In the Western world, dance has historically been linked to the theatre and the proscenium stage, within which ballet and later forms of concert dance have been thriving for centuries. Theatre, at its root theatron, means a place to see. Along with the invention of the modern permanent proscenium arch, this division between seeing and being seen is further reinforced, as there is a clear binary between the spectator and the performer. Thus, when dance is developed under this vision machine, nothing else seems to matter other than what choreography looks like on stage.
Fig.1 Theatron – A place to see
Fig.2 Proscenium stage as a vision machine
As a result, the whole dance training regimen in the West is associated with the mirror in a studio setting; this industry is obsessed with the documentation, archival and precise reproduction of “master works”; while there has been tremendous efforts to develop a system of choreographic notation, to universalize the language to describes movements and hence, to reduce dance to movements to be looked at (*cough* Laban *cough*). The colonization of the eye penetrates so deeply within the field that its omnipresence and and its omnipotence are never critically questioned. As a choreographer, I learn to visually delineate the bodies as physical entities in space and time, in order to codify and to make uniform movements. As a dancer, I learn to subject myself to the mirror, to shape, curves and lines of my body so that I can be the most versatile tool for the choreographer. But most importantly and most dangerously, as an audience member, I learn to see beauty in dance.
Perhaps, this emphasis on vision in dance is not inherently evil; but unfortunately, we are living in a (??post-??)colonial world that renders this system of values not so innocuous. When this metric is so subtly yet viciously imposed onto the world of dance, when the proscenium stage is exported as a technology of seeing, as the place to see dance (the high class artsy type of dance especially), what are the implications for the other (non-white) forms of dance that historically do not operate under the realm of vision, such as hip-hop, Native American or West African Dance, but are now incorporated into this vision machine?
What happens to the embodied history of resistance and oppression in hip-hop is now reduced to body virtuosity? What happens to West African dance as a form of transmission of knowledge, as a driving force of social change and inter-generational negotiation when it is limited to the screenal perspective of the proscenium stage?
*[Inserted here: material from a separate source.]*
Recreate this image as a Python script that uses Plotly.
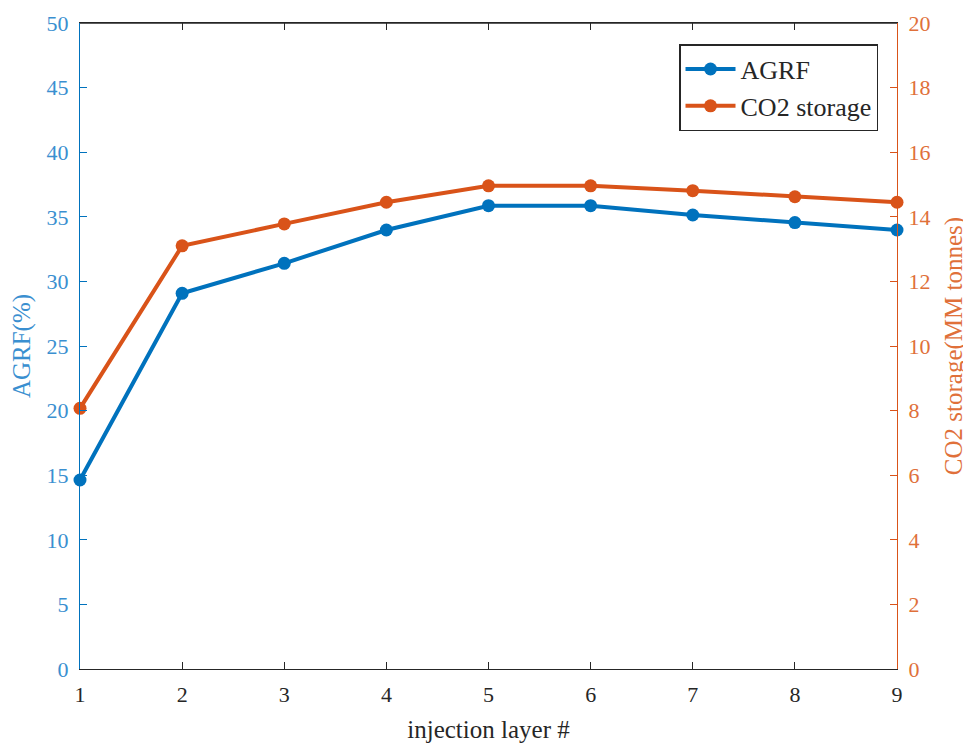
import plotly.graph_objects as go

layers = [1, 2, 3, 4, 5, 6, 7, 8, 9]
agrf = [14.63, 29.08, 31.4, 33.98, 35.86, 35.86, 35.14, 34.55, 33.98]
co2_storage = [8.07, 13.1, 13.78, 14.45, 14.96, 14.96, 14.81, 14.62, 14.45]
left_ticks = [0, 5, 10, 15, 20, 25, 30, 35, 40, 45, 50]
right_ticks = [0, 2, 4, 6, 8, 10, 12, 14, 16, 18, 20]

BLUE = "#0072BD"
ORANGE = "#D95319"
BLUE_TXT = "#3a8fd0"
ORANGE_TXT = "#e0703a"
FONT = "Liberation Serif"

fig = go.Figure()
fig.add_trace(go.Scatter(x=layers, y=agrf, name="AGRF", mode="lines+markers",
                         line=dict(color=BLUE, width=4), marker=dict(size=13, color=BLUE),
                         cliponaxis=False, yaxis="y"))
fig.add_trace(go.Scatter(x=layers, y=co2_storage, name="CO2 storage", mode="lines+markers",
                         line=dict(color=ORANGE, width=4), marker=dict(size=13, color=ORANGE),
                         cliponaxis=False, yaxis="y2"))

fig.update_layout(
    width=971, height=748,
    margin=dict(l=72, r=82, t=15, b=87),
    paper_bgcolor="white", plot_bgcolor="white",
    font=dict(family=FONT, size=22, color="#262626"),
    showlegend=True,
    legend=dict(x=0.977, y=0.967, xanchor="right", yanchor="top",
                bgcolor="white", bordercolor="#262626", borderwidth=1.3,
                font=dict(family=FONT, size=26, color="#262626"),
                itemwidth=50, tracegroupgap=0),
    xaxis=dict(range=[1, 9], tickvals=layers, ticks="inside", ticklen=7,
               tickcolor="#262626", showline=True, linecolor="#262626", linewidth=1.3,
               mirror="ticks", showgrid=False, zeroline=False, ticklabelstandoff=5,
               automargin="bottom",
               tickfont=dict(family=FONT, size=22, color="#262626"),
               title=dict(text="injection layer #", font=dict(family=FONT, size=25, color="#262626"), standoff=14)),
    yaxis=dict(range=[0, 50], tickvals=left_ticks, ticks="inside", ticklen=7,
               tickcolor=BLUE, showline=True, linecolor=BLUE, linewidth=1.3,
               showgrid=False, zeroline=False, ticklabelstandoff=6, automargin="left",
               tickfont=dict(family=FONT, size=22, color=BLUE_TXT),
               title=dict(text="AGRF(%)", font=dict(family=FONT, size=25, color=BLUE_TXT), standoff=8)),
    yaxis2=dict(range=[0, 20], tickvals=right_ticks, ticks="inside", ticklen=7,
                tickcolor=ORANGE, showline=True, linecolor=ORANGE, linewidth=1.3,
                overlaying="y", side="right", showgrid=False, zeroline=False, ticklabelstandoff=6,
                automargin="right",
                tickfont=dict(family=FONT, size=22, color=ORANGE_TXT),
                title=dict(text="CO2 storage(MM tonnes)", font=dict(family=FONT, size=25, color=ORANGE_TXT), standoff=14)),
)
# top frame line
fig.add_shape(type="line", xref="paper", yref="paper", x0=0, x1=1, y0=1, y1=1,
              line=dict(color="#262626", width=1.3))

fig.write_html("out.html")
What happens to Native American ritual form as a way to connect to the earth, to live through their ancestors and to keep their history alive when it is submitted to the white gaze? What happens, what is happening and what is going to happen? Especially with the popularity of videos and the proliferation of its screenal perspective through devices such as computers, smartphones, tablets, I am not optimistic that I can escape this domination of vision any time soon. The question, then, would be how else can I work with vision? What are my strategies? How can I decolonize the eye?
And for you readers, how does this over-reliance on vision perpetuate in your world? The authority of science, perhaps??!? Or the absolute truth of empirical evidence?? How does this serve a larger project of colonization?